** START OF DATA **

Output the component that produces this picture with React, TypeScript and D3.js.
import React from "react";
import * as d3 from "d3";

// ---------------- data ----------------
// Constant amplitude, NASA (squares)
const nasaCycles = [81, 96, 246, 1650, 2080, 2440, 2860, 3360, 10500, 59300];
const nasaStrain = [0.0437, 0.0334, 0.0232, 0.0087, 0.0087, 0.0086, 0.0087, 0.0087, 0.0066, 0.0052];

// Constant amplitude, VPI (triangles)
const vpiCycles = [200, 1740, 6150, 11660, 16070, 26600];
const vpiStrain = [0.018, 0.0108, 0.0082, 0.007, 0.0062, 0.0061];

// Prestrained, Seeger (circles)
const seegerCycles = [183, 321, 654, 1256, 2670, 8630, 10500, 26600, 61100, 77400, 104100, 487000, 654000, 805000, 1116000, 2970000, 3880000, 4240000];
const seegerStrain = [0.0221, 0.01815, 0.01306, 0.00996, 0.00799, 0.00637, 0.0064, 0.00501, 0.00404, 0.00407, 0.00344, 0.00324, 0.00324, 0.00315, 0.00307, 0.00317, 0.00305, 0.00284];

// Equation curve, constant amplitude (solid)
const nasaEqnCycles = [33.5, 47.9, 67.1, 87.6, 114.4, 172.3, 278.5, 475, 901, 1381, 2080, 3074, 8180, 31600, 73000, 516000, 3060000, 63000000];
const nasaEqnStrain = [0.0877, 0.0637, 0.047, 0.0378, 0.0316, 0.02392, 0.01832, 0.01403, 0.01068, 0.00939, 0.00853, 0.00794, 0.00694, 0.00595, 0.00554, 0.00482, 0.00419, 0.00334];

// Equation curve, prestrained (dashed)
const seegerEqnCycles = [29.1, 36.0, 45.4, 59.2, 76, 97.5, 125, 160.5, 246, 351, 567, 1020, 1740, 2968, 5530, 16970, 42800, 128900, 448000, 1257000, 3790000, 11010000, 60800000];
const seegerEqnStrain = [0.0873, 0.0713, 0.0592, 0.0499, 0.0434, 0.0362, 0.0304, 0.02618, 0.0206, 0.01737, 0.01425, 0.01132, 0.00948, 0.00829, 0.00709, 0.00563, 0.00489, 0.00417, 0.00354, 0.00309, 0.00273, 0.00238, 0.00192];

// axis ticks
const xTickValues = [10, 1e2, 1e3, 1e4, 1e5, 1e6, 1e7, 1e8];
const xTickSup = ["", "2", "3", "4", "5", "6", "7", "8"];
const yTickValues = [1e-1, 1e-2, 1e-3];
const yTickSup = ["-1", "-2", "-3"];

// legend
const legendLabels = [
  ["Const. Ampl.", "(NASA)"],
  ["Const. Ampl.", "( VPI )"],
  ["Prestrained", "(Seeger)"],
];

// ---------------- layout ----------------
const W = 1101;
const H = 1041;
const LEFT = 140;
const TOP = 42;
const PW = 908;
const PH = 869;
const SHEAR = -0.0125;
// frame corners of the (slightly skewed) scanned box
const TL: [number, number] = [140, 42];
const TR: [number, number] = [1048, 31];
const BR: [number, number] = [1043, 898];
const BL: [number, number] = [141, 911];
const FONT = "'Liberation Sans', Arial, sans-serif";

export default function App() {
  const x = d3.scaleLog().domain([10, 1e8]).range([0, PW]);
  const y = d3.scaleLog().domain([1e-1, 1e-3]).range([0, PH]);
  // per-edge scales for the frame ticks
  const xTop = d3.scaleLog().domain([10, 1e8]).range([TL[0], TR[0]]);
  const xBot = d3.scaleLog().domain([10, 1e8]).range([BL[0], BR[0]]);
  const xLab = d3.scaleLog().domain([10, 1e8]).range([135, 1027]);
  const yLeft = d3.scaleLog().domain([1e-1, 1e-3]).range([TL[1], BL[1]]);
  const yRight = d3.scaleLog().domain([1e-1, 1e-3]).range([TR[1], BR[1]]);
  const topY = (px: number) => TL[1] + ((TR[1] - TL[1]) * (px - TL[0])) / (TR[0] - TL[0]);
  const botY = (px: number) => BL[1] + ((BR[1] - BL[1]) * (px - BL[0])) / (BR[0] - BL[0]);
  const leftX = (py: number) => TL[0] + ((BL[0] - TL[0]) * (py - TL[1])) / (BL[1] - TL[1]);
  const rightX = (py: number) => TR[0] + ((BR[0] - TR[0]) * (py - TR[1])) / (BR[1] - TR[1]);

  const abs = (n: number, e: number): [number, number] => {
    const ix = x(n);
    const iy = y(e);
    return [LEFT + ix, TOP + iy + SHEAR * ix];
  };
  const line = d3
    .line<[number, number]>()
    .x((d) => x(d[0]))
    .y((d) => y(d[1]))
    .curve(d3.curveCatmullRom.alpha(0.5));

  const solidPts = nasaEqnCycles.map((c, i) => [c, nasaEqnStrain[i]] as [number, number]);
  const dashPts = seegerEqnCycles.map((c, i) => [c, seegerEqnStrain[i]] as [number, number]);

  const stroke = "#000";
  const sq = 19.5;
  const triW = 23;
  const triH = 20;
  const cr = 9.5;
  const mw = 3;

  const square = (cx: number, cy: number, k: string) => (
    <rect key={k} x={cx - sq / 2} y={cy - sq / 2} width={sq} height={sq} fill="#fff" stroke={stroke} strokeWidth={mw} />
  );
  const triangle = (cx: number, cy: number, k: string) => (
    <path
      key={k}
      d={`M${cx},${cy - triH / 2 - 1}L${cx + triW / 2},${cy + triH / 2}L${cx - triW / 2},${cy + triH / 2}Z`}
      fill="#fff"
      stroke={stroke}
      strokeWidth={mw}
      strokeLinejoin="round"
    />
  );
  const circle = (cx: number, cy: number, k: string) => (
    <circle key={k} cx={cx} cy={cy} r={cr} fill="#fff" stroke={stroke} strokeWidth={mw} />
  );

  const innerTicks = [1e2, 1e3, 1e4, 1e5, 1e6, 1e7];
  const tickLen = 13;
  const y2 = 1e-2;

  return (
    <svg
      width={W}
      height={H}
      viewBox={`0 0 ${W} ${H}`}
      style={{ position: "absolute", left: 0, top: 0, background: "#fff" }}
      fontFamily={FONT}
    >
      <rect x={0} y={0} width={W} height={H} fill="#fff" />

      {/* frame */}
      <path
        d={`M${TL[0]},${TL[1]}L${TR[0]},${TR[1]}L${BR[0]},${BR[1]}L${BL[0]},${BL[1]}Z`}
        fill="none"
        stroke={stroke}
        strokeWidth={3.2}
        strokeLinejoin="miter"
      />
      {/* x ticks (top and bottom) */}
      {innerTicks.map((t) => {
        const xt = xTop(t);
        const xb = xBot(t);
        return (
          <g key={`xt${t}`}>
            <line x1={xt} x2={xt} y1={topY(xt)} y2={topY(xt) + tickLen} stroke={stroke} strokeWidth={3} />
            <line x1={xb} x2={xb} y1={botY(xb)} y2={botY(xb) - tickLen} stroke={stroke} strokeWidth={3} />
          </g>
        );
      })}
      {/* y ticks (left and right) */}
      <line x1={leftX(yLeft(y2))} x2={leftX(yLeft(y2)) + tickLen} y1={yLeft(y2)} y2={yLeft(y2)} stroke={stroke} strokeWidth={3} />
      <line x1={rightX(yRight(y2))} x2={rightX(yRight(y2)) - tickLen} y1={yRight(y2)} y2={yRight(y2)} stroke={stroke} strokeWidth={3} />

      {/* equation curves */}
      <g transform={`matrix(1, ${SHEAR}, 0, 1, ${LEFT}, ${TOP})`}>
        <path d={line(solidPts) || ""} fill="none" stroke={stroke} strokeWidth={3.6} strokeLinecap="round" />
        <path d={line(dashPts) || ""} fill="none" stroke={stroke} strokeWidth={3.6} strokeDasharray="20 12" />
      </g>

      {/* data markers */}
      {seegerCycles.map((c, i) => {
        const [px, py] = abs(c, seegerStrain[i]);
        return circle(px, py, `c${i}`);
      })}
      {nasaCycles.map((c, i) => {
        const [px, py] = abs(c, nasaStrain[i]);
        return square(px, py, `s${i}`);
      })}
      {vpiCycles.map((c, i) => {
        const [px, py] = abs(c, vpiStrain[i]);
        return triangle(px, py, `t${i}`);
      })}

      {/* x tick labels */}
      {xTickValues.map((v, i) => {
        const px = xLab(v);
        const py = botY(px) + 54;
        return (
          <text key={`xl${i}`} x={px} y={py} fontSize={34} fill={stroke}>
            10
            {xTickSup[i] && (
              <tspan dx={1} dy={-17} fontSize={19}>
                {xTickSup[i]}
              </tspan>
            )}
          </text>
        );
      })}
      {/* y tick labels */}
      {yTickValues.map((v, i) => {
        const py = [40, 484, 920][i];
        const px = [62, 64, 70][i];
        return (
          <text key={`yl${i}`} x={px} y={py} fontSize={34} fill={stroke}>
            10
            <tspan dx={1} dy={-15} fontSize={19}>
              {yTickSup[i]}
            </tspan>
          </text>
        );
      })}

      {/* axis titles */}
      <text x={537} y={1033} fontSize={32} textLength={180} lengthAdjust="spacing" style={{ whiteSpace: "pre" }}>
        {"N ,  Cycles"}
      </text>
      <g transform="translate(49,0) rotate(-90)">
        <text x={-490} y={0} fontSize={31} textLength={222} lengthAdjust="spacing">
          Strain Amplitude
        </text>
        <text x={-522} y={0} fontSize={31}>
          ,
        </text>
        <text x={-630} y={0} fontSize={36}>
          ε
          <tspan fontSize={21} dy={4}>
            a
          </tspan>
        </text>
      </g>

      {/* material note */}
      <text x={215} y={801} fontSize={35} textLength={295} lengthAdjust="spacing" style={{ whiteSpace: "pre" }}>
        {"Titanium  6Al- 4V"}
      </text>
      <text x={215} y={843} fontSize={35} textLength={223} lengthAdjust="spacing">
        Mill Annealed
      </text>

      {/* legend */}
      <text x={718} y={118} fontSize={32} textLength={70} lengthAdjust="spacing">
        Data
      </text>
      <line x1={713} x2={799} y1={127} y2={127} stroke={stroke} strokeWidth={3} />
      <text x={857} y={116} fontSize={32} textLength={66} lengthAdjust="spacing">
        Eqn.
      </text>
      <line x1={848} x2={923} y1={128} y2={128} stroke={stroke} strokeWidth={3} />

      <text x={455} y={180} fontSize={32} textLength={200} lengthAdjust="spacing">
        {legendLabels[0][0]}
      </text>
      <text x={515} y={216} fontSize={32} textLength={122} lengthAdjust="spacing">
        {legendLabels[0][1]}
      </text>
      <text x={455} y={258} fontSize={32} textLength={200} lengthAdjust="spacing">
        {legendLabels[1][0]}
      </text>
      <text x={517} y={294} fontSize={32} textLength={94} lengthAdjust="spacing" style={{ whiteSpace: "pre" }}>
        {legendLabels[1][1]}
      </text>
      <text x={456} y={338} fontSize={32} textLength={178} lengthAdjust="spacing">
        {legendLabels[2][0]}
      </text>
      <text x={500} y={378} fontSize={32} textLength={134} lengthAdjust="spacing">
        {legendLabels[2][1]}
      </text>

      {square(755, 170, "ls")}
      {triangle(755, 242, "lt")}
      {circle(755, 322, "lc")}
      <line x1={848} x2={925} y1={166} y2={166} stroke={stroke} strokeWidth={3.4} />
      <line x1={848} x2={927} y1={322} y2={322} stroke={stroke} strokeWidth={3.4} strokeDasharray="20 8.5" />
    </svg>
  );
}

** END OF DATA **

• **EXERCISE GOAL**
All lines from the beginning of the material above through the one with "import * as" need to be returned exactly; please return those and only those.

• **RESULT OF THIS TASK**
Output the component that produces this picture with React, TypeScript and D3.js.
import React from "react";
import * as d3 from "d3";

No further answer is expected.